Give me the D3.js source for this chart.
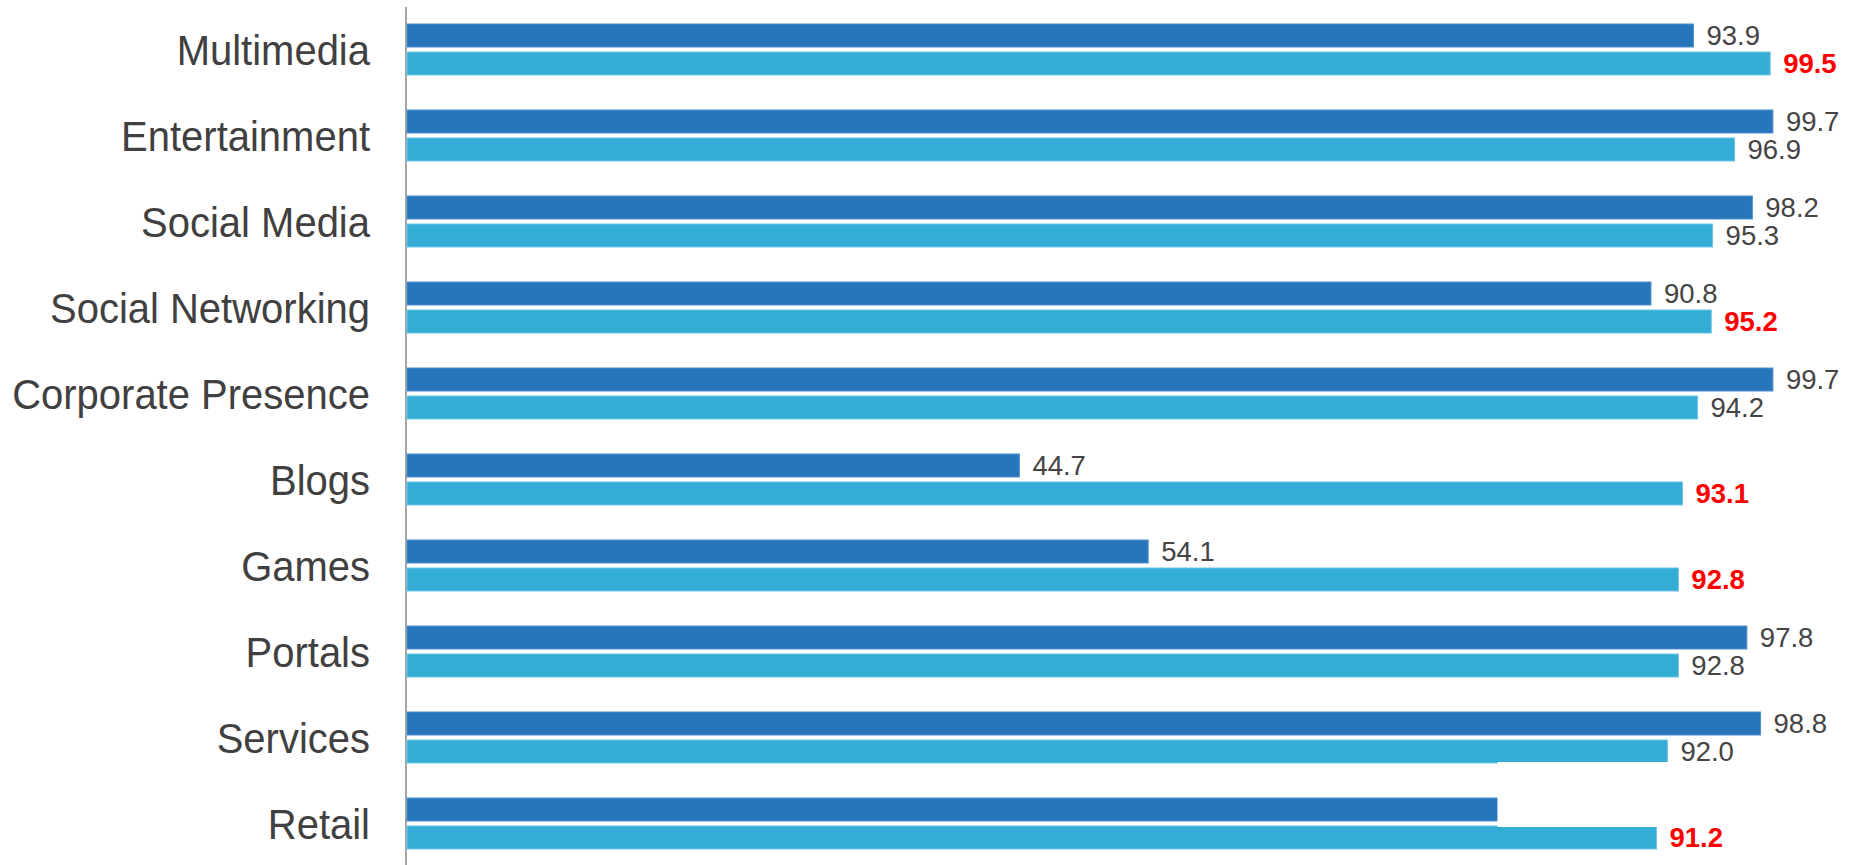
<!DOCTYPE html>
<html>
<head>
<meta charset="utf-8">
<script src="https://cdn.jsdelivr.net/npm/d3@7"></script>
<style>
html,body{margin:0;padding:0;background:#fff;}
svg{display:block;}
</style>
</head>
<body>
<svg id="chart" width="1853" height="865"></svg>
<script>
const categories = ["Multimedia","Entertainment","Social Media","Social Networking","Corporate Presence","Blogs","Games","Portals","Services","Retail"];
const seriesA = [93.9, 99.7, 98.2, 90.8, 99.7, 44.7, 54.1, 97.8, 98.8, 79.6];
const seriesB = [99.5, 96.9, 95.3, 95.2, 94.2, 93.1, 92.8, 92.8, 92.0, 91.2];
const showLabelA = [true,true,true,true,true,true,true,true,true,false];
const highlightB = [true,false,false,true,false,true,true,false,false,true];

const svg = d3.select("#chart");
const x = d3.scaleLinear().domain([0,100]).range([407,1777]);
const y = d3.scaleBand().domain(categories).range([6.5,866.5]).paddingInner(35/86).paddingOuter(35/172);
const sub = d3.scaleBand().domain(["A","B"]).range([0,y.bandwidth()]).paddingInner(0.179);

const rows = categories.map((c,i)=>({c, a:seriesA[i], b:seriesB[i], la:showLabelA[i], hb:highlightB[i]}));

// axis line
svg.append("line").attr("x1",406).attr("x2",406).attr("y1",7).attr("y2",865)
  .attr("stroke","#a6a6a6").attr("stroke-width",2);

const g = svg.selectAll("g.row").data(rows).enter().append("g").attr("class","row")
  .attr("transform",d=>`translate(0,${y(d.c)})`);

g.append("rect").attr("x",x(0)).attr("y",sub("A")).attr("width",d=>x(d.a)-x(0)).attr("height",sub.bandwidth())
  .attr("fill","#2775ba").attr("stroke","#4f8fca").attr("stroke-width",1);
g.append("rect").attr("x",x(0)).attr("y",sub("B")).attr("width",d=>x(d.b)-x(0)).attr("height",sub.bandwidth())
  .attr("fill","#33acd6").attr("stroke","#6cc4e3").attr("stroke-width",1);

g.filter(d=>d.la).append("text").attr("x",d=>x(d.a)+13).attr("y",sub("A")+sub.bandwidth()/2).attr("dy","0.36em")
  .attr("font-family","Liberation Sans, Arial, sans-serif").attr("font-size",27.5).attr("fill","#444")
  .text(d=>d.a.toFixed(1));
g.append("text").attr("x",d=>x(d.b)+13).attr("y",sub("B")+sub.bandwidth()/2).attr("dy","0.36em")
  .attr("font-family","Liberation Sans, Arial, sans-serif").attr("font-size",27.5)
  .attr("font-weight",d=>d.hb?"bold":"normal").attr("fill",d=>d.hb?"#ff0000":"#444")
  .text(d=>d.b.toFixed(1));

g.append("text").attr("transform",`translate(370,${y.bandwidth()/2+15.5}) scale(0.93,1)`)
  .attr("text-anchor","end").attr("font-family","Liberation Sans, Arial, sans-serif").attr("font-size",43)
  .attr("fill","#404040").text(d=>d.c);

// white patch present in the original image (covers the end of the last dark bar)
const lastA = y(categories[categories.length-1]);
svg.append("rect").attr("x",x(seriesA[seriesA.length-1])).attr("y",lastA-36).attr("width",1853-x(seriesA[seriesA.length-1]))
  .attr("height",65).attr("fill","#fff");
</script>
</body>
</html>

* * * * * * * * *

**WHAT TO WORK ON**
Transcribe all the lines above exactly, apart from the pictures.

**ANSWER TO THIS PROBLEM**
Give me the D3.js source for this chart.
<!DOCTYPE html>
<html>
<head>
<meta charset="utf-8">
<script src="https://cdn.jsdelivr.net/npm/d3@7"></script>
<style>
html,body{margin:0;padding:0;background:#fff;}
svg{display:block;}
</style>
</head>
<body>
<svg id="chart" width="1853" height="865"></svg>
<script>
const categories = ["Multimedia","Entertainment","Social Media","Social Networking","Corporate Presence","Blogs","Games","Portals","Services","Retail"];
const seriesA = [93.9, 99.7, 98.2, 90.8, 99.7, 44.7, 54.1, 97.8, 98.8, 79.6];
const seriesB = [99.5, 96.9, 95.3, 95.2, 94.2, 93.1, 92.8, 92.8, 92.0, 91.2];
const showLabelA = [true,true,true,true,true,true,true,true,true,false];
const highlightB = [true,false,false,true,false,true,true,false,false,true];

const svg = d3.select("#chart");
const x = d3.scaleLinear().domain([0,100]).range([407,1777]);
const y = d3.scaleBand().domain(categories).range([6.5,866.5]).paddingInner(35/86).paddingOuter(35/172);
const sub = d3.scaleBand().domain(["A","B"]).range([0,y.bandwidth()]).paddingInner(0.179);

const rows = categories.map((c,i)=>({c, a:seriesA[i], b:seriesB[i], la:showLabelA[i], hb:highlightB[i]}));

// axis line
svg.append("line").attr("x1",406).attr("x2",406).attr("y1",7).attr("y2",865)
  .attr("stroke","#a6a6a6").attr("stroke-width",2);

const g = svg.selectAll("g.row").data(rows).enter().append("g").attr("class","row")
  .attr("transform",d=>`translate(0,${y(d.c)})`);

g.append("rect").attr("x",x(0)).attr("y",sub("A")).attr("width",d=>x(d.a)-x(0)).attr("height",sub.bandwidth())
  .attr("fill","#2775ba").attr("stroke","#4f8fca").attr("stroke-width",1);
g.append("rect").attr("x",x(0)).attr("y",sub("B")).attr("width",d=>x(d.b)-x(0)).attr("height",sub.bandwidth())
  .attr("fill","#33acd6").attr("stroke","#6cc4e3").attr("stroke-width",1);

g.filter(d=>d.la).append("text").attr("x",d=>x(d.a)+13).attr("y",sub("A")+sub.bandwidth()/2).attr("dy","0.36em")
  .attr("font-family","Liberation Sans, Arial, sans-serif").attr("font-size",27.5).attr("fill","#444")
  .text(d=>d.a.toFixed(1));
g.append("text").attr("x",d=>x(d.b)+13).attr("y",sub("B")+sub.bandwidth()/2).attr("dy","0.36em")
  .attr("font-family","Liberation Sans, Arial, sans-serif").attr("font-size",27.5)
  .attr("font-weight",d=>d.hb?"bold":"normal").attr("fill",d=>d.hb?"#ff0000":"#444")
  .text(d=>d.b.toFixed(1));

g.append("text").attr("transform",`translate(370,${y.bandwidth()/2+15.5}) scale(0.93,1)`)
  .attr("text-anchor","end").attr("font-family","Liberation Sans, Arial, sans-serif").attr("font-size",43)
  .attr("fill","#404040").text(d=>d.c);

// white patch present in the original image (covers the end of the last dark bar)
const lastA = y(categories[categories.length-1]);
svg.append("rect").attr("x",x(seriesA[seriesA.length-1])).attr("y",lastA-36).attr("width",1853-x(seriesA[seriesA.length-1]))
  .attr("height",65).attr("fill","#fff");
</script>
</body>
</html>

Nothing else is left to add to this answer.